Do this: Print the lines of the data, starting with the first, up to and including the line where "return v.toFixed(1).replace('.', ',');" appears.
----------------------------------------
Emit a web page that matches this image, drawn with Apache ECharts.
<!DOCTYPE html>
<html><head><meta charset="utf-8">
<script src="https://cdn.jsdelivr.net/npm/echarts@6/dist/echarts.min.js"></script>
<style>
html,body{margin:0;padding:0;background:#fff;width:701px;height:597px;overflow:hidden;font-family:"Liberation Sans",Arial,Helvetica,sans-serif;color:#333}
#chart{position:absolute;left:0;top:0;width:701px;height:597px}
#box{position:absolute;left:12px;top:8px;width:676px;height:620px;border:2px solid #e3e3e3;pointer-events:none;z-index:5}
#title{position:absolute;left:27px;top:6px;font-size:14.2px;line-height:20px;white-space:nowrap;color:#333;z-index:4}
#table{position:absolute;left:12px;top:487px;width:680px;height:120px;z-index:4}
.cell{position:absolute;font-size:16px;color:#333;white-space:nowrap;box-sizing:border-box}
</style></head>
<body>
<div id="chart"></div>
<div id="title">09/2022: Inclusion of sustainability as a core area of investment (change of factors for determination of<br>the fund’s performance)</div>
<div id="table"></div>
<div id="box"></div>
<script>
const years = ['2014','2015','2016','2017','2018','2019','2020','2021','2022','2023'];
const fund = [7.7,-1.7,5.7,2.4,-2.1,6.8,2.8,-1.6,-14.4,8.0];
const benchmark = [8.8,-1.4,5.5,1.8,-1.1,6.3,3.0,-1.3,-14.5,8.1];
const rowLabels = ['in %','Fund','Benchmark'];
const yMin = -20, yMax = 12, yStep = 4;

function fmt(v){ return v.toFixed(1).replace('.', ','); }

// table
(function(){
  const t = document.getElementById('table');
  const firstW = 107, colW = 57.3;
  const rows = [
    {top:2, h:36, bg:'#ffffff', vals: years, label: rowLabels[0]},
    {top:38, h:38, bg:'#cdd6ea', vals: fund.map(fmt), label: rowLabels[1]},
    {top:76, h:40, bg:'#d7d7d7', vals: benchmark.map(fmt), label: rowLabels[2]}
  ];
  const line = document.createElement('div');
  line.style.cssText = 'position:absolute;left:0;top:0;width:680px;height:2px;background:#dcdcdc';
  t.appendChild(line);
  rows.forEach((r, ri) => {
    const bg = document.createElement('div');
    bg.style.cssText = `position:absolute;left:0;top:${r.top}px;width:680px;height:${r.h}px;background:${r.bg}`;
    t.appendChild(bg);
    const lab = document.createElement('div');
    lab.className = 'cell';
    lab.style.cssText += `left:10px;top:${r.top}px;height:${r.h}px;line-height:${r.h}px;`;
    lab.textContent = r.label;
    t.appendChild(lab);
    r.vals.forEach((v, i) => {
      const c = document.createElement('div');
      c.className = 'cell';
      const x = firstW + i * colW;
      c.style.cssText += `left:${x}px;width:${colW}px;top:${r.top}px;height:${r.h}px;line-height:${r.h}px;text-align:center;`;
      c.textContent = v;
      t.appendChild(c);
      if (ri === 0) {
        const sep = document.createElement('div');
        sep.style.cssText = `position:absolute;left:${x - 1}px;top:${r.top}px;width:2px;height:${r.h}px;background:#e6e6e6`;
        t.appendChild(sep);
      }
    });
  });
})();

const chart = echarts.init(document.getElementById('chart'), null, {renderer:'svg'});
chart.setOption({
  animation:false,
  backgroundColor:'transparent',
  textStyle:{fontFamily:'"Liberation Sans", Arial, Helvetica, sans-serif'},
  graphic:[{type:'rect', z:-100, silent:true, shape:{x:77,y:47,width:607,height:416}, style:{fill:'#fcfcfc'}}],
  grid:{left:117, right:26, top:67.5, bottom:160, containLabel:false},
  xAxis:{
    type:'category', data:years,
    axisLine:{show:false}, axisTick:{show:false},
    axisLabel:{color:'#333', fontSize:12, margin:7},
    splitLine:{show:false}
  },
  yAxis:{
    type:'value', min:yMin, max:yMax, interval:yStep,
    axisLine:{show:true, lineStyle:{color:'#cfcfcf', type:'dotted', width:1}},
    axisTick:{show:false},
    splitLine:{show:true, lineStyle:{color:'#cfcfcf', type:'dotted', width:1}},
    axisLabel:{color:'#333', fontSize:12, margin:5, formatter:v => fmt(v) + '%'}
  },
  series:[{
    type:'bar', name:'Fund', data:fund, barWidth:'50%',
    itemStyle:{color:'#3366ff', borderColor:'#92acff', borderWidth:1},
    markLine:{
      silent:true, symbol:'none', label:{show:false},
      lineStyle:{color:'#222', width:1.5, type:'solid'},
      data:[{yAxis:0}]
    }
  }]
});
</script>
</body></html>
----------------------------------------
The response:
Emit a web page that matches this image, drawn with Apache ECharts.
<!DOCTYPE html>
<html><head><meta charset="utf-8">
<script src="https://cdn.jsdelivr.net/npm/echarts@6/dist/echarts.min.js"></script>
<style>
html,body{margin:0;padding:0;background:#fff;width:701px;height:597px;overflow:hidden;font-family:"Liberation Sans",Arial,Helvetica,sans-serif;color:#333}
#chart{position:absolute;left:0;top:0;width:701px;height:597px}
#box{position:absolute;left:12px;top:8px;width:676px;height:620px;border:2px solid #e3e3e3;pointer-events:none;z-index:5}
#title{position:absolute;left:27px;top:6px;font-size:14.2px;line-height:20px;white-space:nowrap;color:#333;z-index:4}
#table{position:absolute;left:12px;top:487px;width:680px;height:120px;z-index:4}
.cell{position:absolute;font-size:16px;color:#333;white-space:nowrap;box-sizing:border-box}
</style></head>
<body>
<div id="chart"></div>
<div id="title">09/2022: Inclusion of sustainability as a core area of investment (change of factors for determination of<br>the fund’s performance)</div>
<div id="table"></div>
<div id="box"></div>
<script>
const years = ['2014','2015','2016','2017','2018','2019','2020','2021','2022','2023'];
const fund = [7.7,-1.7,5.7,2.4,-2.1,6.8,2.8,-1.6,-14.4,8.0];
const benchmark = [8.8,-1.4,5.5,1.8,-1.1,6.3,3.0,-1.3,-14.5,8.1];
const rowLabels = ['in %','Fund','Benchmark'];
const yMin = -20, yMax = 12, yStep = 4;

function fmt(v){ return v.toFixed(1).replace('.', ','); }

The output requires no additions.